» Given material:
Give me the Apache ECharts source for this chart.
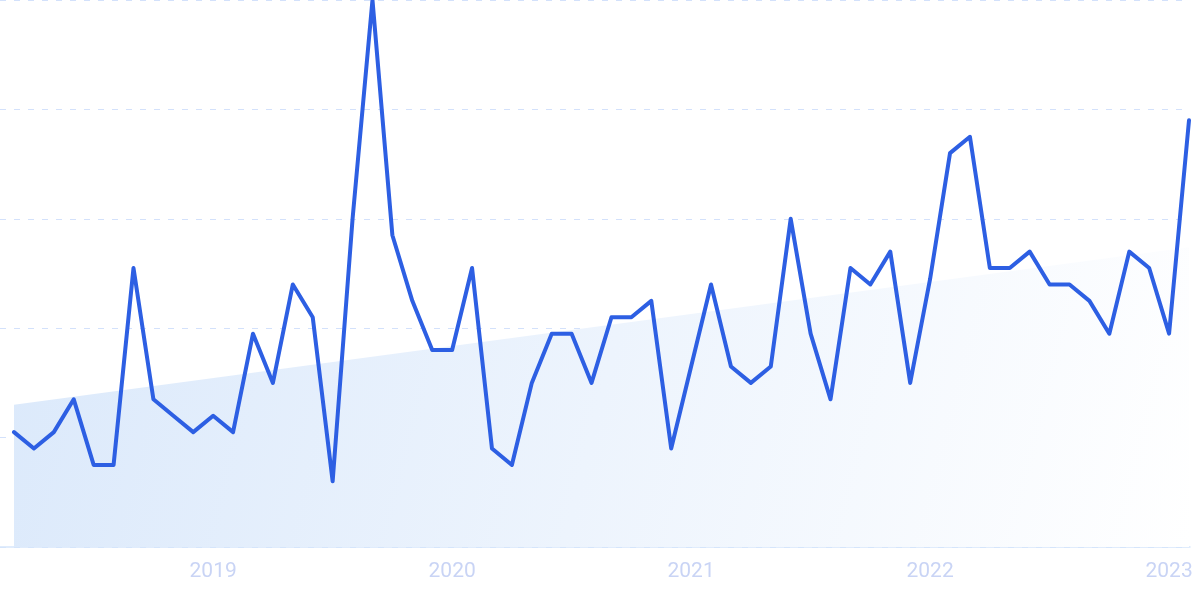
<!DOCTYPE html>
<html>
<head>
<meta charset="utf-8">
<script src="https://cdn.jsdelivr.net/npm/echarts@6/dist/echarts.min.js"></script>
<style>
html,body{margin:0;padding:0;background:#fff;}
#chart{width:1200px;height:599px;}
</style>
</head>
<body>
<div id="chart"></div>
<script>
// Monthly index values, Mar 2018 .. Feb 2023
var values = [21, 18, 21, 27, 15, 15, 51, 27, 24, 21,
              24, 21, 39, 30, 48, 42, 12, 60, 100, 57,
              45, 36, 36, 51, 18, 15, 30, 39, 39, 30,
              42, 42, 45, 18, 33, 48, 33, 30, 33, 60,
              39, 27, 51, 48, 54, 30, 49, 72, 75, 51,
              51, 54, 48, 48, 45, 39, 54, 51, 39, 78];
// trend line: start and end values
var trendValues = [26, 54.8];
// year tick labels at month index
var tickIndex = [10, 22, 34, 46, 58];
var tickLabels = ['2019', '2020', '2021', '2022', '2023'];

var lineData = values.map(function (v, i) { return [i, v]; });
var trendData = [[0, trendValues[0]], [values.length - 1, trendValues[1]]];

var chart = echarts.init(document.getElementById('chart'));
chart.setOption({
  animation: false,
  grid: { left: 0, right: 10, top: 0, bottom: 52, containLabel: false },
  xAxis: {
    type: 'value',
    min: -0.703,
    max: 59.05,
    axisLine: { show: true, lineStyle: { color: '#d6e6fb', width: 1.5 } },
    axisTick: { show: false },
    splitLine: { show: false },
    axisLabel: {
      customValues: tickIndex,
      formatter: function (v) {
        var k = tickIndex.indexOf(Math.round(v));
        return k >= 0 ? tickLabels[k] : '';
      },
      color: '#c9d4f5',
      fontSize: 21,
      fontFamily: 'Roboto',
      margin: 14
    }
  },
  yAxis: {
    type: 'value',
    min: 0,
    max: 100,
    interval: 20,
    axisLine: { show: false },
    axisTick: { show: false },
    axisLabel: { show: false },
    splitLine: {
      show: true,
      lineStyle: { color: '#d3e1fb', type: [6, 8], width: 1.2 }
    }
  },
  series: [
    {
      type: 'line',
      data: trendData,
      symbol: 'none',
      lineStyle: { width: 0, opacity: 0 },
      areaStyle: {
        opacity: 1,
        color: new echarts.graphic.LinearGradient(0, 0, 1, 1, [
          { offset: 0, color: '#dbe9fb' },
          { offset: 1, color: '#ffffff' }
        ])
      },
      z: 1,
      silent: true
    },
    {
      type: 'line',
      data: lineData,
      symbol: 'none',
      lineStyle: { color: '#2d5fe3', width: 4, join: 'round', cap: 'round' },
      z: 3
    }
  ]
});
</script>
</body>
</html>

» Brief: Copy all the data exactly as written, but skip any picture.

» Reply:
Give me the Apache ECharts source for this chart.
<!DOCTYPE html>
<html>
<head>
<meta charset="utf-8">
<script src="https://cdn.jsdelivr.net/npm/echarts@6/dist/echarts.min.js"></script>
<style>
html,body{margin:0;padding:0;background:#fff;}
#chart{width:1200px;height:599px;}
</style>
</head>
<body>
<div id="chart"></div>
<script>
// Monthly index values, Mar 2018 .. Feb 2023
var values = [21, 18, 21, 27, 15, 15, 51, 27, 24, 21,
              24, 21, 39, 30, 48, 42, 12, 60, 100, 57,
              45, 36, 36, 51, 18, 15, 30, 39, 39, 30,
              42, 42, 45, 18, 33, 48, 33, 30, 33, 60,
              39, 27, 51, 48, 54, 30, 49, 72, 75, 51,
              51, 54, 48, 48, 45, 39, 54, 51, 39, 78];
// trend line: start and end values
var trendValues = [26, 54.8];
// year tick labels at month index
var tickIndex = [10, 22, 34, 46, 58];
var tickLabels = ['2019', '2020', '2021', '2022', '2023'];

var lineData = values.map(function (v, i) { return [i, v]; });
var trendData = [[0, trendValues[0]], [values.length - 1, trendValues[1]]];

var chart = echarts.init(document.getElementById('chart'));
chart.setOption({
  animation: false,
  grid: { left: 0, right: 10, top: 0, bottom: 52, containLabel: false },
  xAxis: {
    type: 'value',
    min: -0.703,
    max: 59.05,
    axisLine: { show: true, lineStyle: { color: '#d6e6fb', width: 1.5 } },
    axisTick: { show: false },
    splitLine: { show: false },
    axisLabel: {
      customValues: tickIndex,
      formatter: function (v) {
        var k = tickIndex.indexOf(Math.round(v));
        return k >= 0 ? tickLabels[k] : '';
      },
      color: '#c9d4f5',
      fontSize: 21,
      fontFamily: 'Roboto',
      margin: 14
    }
  },
  yAxis: {
    type: 'value',
    min: 0,
    max: 100,
    interval: 20,
    axisLine: { show: false },
    axisTick: { show: false },
    axisLabel: { show: false },
    splitLine: {
      show: true,
      lineStyle: { color: '#d3e1fb', type: [6, 8], width: 1.2 }
    }
  },
  series: [
    {
      type: 'line',
      data: trendData,
      symbol: 'none',
      lineStyle: { width: 0, opacity: 0 },
      areaStyle: {
        opacity: 1,
        color: new echarts.graphic.LinearGradient(0, 0, 1, 1, [
          { offset: 0, color: '#dbe9fb' },
          { offset: 1, color: '#ffffff' }
        ])
      },
      z: 1,
      silent: true
    },
    {
      type: 'line',
      data: lineData,
      symbol: 'none',
      lineStyle: { color: '#2d5fe3', width: 4, join: 'round', cap: 'round' },
      z: 3
    }
  ]
});
</script>
</body>
</html>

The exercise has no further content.